What comes between C and D?


Last week I discussed middle-seat etiquette, this week I want to take a look at the common space on board the airplane. Lets talk about the rules about the aisle.

  • As you stand up to exit your seat, do not pull on the seat back which belongs to the person in front of you. You didn’t pay for that seat, so you do not have the right to touch it. There is nothing more terrifying than your seat back being pulled back while you’re sleeping on the plane.
  • Now that you are standing in the aisle without touching the seat of the person in front of you, you have to walk to the washroom without touching the seat backs of anyone else’s seat. See above regarding the fact that you didn’t pay for the right to touch their seat. If you do need to brace yourself, the overhead bins make a great hand rail. If you cannot reach, then do your best to touch as few seats as possible and be certain to apologize for intruding on someone else’s space.
  • How do you pass another person in the aisle? The most preferential way is to step into an empty seat. However, that isn’t always possible. In that scenario, the rule that flight attendants use is “cheek-to-cheek.” In other words, back-to-back. This is the least awkward way to pass in this narrow space.
  • If you are waiting for someone else to finish up in the washroom, do not lean on the seat-back of the chairs. Having a seat near the bathroom is bad enough with the noise and smells that adding people standing in your seats is crossing the line.
  • What happens if the person trapped by the window or middle seat needs to get up to use the washroom 100 times during the flight?
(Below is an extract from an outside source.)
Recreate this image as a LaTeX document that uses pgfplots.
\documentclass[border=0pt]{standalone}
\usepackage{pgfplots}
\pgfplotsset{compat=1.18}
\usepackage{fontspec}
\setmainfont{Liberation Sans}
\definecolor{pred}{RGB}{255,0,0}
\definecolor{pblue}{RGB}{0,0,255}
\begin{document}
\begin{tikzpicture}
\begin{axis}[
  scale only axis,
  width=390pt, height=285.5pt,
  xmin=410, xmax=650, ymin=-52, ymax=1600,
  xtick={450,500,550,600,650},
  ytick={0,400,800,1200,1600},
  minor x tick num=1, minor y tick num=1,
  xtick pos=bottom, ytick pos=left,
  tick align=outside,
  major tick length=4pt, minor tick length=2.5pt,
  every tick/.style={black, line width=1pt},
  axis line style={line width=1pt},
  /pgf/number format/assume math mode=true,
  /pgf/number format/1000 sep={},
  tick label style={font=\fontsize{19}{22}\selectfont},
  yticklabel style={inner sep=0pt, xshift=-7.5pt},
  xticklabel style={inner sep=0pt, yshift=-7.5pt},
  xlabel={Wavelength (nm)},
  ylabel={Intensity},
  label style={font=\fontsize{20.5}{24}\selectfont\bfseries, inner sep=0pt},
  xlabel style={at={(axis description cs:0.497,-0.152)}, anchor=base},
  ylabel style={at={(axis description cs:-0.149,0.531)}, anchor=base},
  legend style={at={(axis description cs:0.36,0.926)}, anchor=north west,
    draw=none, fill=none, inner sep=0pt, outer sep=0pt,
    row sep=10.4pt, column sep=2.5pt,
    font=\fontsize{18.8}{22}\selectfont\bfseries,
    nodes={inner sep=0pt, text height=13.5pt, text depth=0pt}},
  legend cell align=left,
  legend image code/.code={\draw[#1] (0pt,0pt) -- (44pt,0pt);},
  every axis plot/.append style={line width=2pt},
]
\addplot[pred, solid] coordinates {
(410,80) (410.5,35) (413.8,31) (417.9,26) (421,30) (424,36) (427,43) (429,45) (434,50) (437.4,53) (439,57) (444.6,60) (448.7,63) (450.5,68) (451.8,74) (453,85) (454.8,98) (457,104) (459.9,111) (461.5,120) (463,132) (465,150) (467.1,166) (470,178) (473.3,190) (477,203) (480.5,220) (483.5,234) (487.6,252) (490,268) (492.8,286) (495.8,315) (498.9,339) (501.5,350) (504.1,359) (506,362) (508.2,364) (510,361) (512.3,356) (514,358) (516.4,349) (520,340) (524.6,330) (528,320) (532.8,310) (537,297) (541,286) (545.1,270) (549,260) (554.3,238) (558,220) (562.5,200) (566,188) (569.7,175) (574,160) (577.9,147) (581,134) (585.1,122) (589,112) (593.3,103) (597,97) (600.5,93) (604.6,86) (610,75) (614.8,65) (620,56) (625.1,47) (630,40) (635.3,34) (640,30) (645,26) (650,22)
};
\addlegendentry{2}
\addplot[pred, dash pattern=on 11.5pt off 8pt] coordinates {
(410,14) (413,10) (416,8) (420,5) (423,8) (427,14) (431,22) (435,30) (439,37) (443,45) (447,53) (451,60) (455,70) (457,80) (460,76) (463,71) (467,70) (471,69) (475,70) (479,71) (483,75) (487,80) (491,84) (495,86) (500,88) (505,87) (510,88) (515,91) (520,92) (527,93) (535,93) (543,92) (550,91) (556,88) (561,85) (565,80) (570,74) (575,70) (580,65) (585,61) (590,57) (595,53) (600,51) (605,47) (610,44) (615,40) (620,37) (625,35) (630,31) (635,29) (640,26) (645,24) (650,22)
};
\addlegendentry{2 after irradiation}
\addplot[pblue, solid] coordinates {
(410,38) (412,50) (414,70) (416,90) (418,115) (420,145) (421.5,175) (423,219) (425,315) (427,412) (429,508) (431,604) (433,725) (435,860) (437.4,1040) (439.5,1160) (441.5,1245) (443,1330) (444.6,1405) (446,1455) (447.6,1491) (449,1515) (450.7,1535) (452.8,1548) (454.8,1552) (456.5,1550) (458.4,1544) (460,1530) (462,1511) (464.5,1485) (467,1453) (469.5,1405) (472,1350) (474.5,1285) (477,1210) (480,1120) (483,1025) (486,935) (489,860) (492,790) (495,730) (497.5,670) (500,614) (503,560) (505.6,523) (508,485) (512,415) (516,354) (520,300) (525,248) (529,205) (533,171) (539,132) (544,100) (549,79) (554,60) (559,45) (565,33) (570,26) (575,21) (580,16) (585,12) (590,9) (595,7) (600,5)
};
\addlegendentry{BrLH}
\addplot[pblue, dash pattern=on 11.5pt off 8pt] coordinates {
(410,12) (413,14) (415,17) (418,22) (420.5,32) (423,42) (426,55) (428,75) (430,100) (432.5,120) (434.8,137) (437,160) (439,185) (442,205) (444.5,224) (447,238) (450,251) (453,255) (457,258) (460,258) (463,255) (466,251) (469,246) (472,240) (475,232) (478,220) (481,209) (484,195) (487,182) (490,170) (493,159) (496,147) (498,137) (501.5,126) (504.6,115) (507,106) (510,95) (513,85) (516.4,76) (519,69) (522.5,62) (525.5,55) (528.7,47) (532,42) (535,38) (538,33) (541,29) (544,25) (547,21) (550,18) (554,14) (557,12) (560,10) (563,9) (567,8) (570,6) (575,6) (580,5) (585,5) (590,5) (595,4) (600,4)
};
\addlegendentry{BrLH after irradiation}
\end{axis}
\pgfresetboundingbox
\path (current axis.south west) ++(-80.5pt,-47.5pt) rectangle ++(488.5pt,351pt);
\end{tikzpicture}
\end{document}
You’re going to have to get up each and every time without complaining. This is the price of the aisle seat. Most importantly, you are certainly not going to force anyone to try and climb out over top of you to make their escape.

Do you have any other rules that you would add to travelling in the aisle seat? Let me know in the comments below.

2 thoughts on “What comes between C and D?

  1. Matt, you do realize that some people might find it hard to maneuver through a moving plane without touching someone else’s seat?


    • Absolutely, I agree. Something’s such as mobility issues can make moving in the narrow spaces of the aircrafts challenge. I think my point was that you should make as much of an effort as you can not to touch other people’s seats if you can avoid it.